What a week for cannabis! On Tuesday the people of Oregon, Alaska and Washington, D.C. made their voices heard and chose to take a new approach to regulating marijuana. All across the country we are witnessing sweeping pro-cannabis sentiment, and conscious push-back on decades of stigma and fear – the making of history.
We’ve always approached Solstice as part of this greater movement, so times like these are particularly exciting. It’s the type of moment that pinches you a bit, and reminds you just how far we’ve come.
The larger cannabis movement is the macro version of any start-up, where the battles are daily but every now and again you win big. It’s the time and energy spent in the trenches that leads to those savory moments. For Washington State, the implementation has been slow and although wins like this lie ahead, many were hoping they’d come much sooner.
As anyone starting his or her own venture knows – whether you’re opening a coffee shop or revolutionizing the falafel industry – launching a new business is an enormous undertaking. If your plan is more lemonade stand on the corner, more hit and run, you might get caught less in saving, planning and investment. But opportunities like that—a ‘short work burst,’ as Tim Ferris of The 4-Hour Work Week fame calls it – are rare. More frequently, us at Solstice included, I find entrepreneurs leaning toward a long-term perspective where planning is pivotal.
Any business whose idea of success is an exit strategy more than several years out requires a strong foundation. A reliable credit line, quality investors, and a plan to effectively navigate tax laws are a few high level issues crucial to the growth and financial health of a new company.
For cannabis, these issues bring several unique hurdles that have worked to drastically slow the growth of this very young industry.
A strong line of credit can be a lifeline for a small business. Creating steady cash flow can take time, and understanding seasonal stability only comes with living through the season.
Companies can project, but projections often go up in smoke (forgive the pun) when you jump in and really see what the market is like—particularly in an emerging industry where no data exists.

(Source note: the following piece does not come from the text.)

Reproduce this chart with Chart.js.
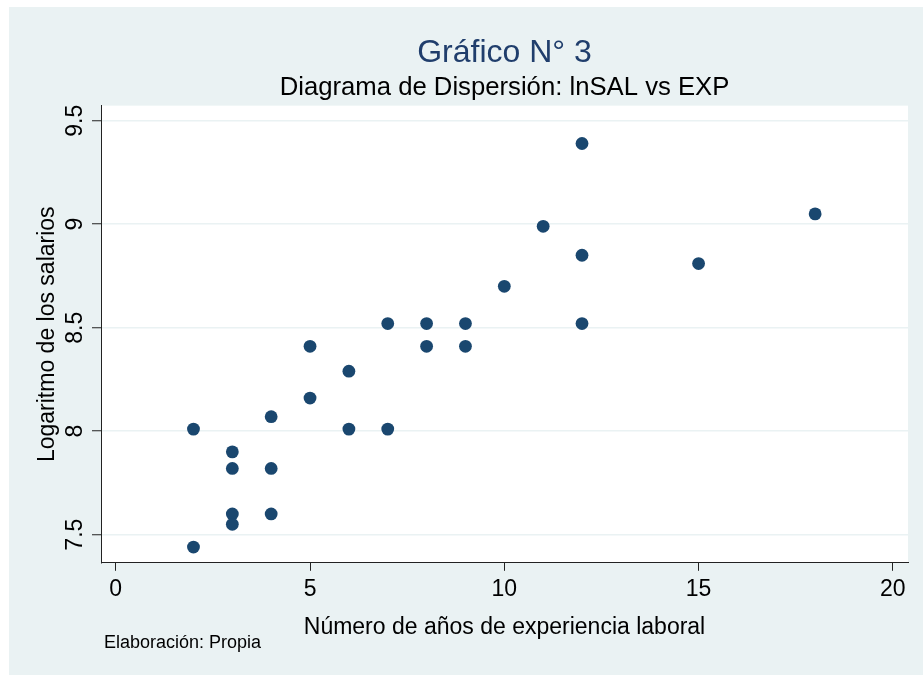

A line of credit can be a boon to a fledgling company in a time when cash flow is slow. However, banks have thus far been unwilling to work with cannabis. The effect? Fear, hesitancy, and ultimately conservative decisions. In the cannabis-banking saga, ‘cash-only’ is center stage but I would argue that lacking access to credit is more crippling. After all, being short on payroll isn’t an option.
For the first several years, most companies spend more than they make, and the corporate tax structure allows them to thereby skip out on income tax. You can’t tax what you don’t make.
Further, while companies are young and building a foundation, the corporate tax structure incentivizes them to spend—to invest. This translates into more hiring, more research, more construction, and more ‘involved’ businesses. Even donations to non-profit organizations and into the surrounding community can be written off on a corporate level.
For cannabis, regular business expenses don’t count. Because of tax code 280E – created under the Reagan Administration to catch hardened drug criminals like Al Capone on tax evasion – any company that sells (trafficks) a ‘controlled substance’ cannot take standard tax deductions. This means that expenses that are very real to your bottom line don’t translate to your tax return.
The result? Small businesses end up looking like they’re turning profits when they’re actually in the hole.
The first two years Solstice had negative net income. Both tax returns, however, showed income and thereby created income tax. Income tax, mind you, for a business that didn’t have any profit.
We’re not unique; this problem hits the whole industry and severely limits a new business’ ability to invest.
Most new businesses reach a point where they need to raise capital. Aside from creating financial stability it confirms validity – a stamp of approval, a show of faith from someone outside your circle saying, “I believe in you.” The more sophisticated the investor, the more it signals the validity of your vision and practices. Investors have the potential to become integral advisors who help shape long-term strategy and connect you with an invaluable network and resources. In short – the best investors become invaluable mentors.
The cannabis segment is ripe with interest from investors of all backgrounds. The greatest challenge when meeting one, typically, is overcoming the elephant in the room – otherwise known as Federal Law. Minor detail.
As it stands, that’s the easy part. An investor must also qualify under state residency requirements. Different for each state and regulatory model, Washington’s I-502 recreational law says that investors must reside in the state for a minimum of three months. Aside from making it impossible to bring in investors from other geographic areas, this limits the networking value previous investors can offer.
Entrepreneurs tend to be a scrappy breed. Perseverance – or perhaps more aptly, survival – in the emerging cannabis market will eventually lead to a fertile platform. I am well aware that other industries face similar hurdles. While the relative uniqueness of cannabis laws are founded largely in fear, you won’t find a pity party here. Something this important was going to be difficult.
Patience is key—for consumers, regulators, and prospective entrepreneurs.
Solstice has paid more in taxes than I ever thought possible for a business without profits. We’ve reinvested capital and even chosen to give back to our surrounding community despite our inability to deduct these expenses. We’ve had to say no to investors we would have loved to have on board – ones with tremendous value beyond the capital they might have offered.
So when you see only a couple stores open in Seattle under Initiative 502, please know that there’s far more at play than an intense regulatory structure. More are coming.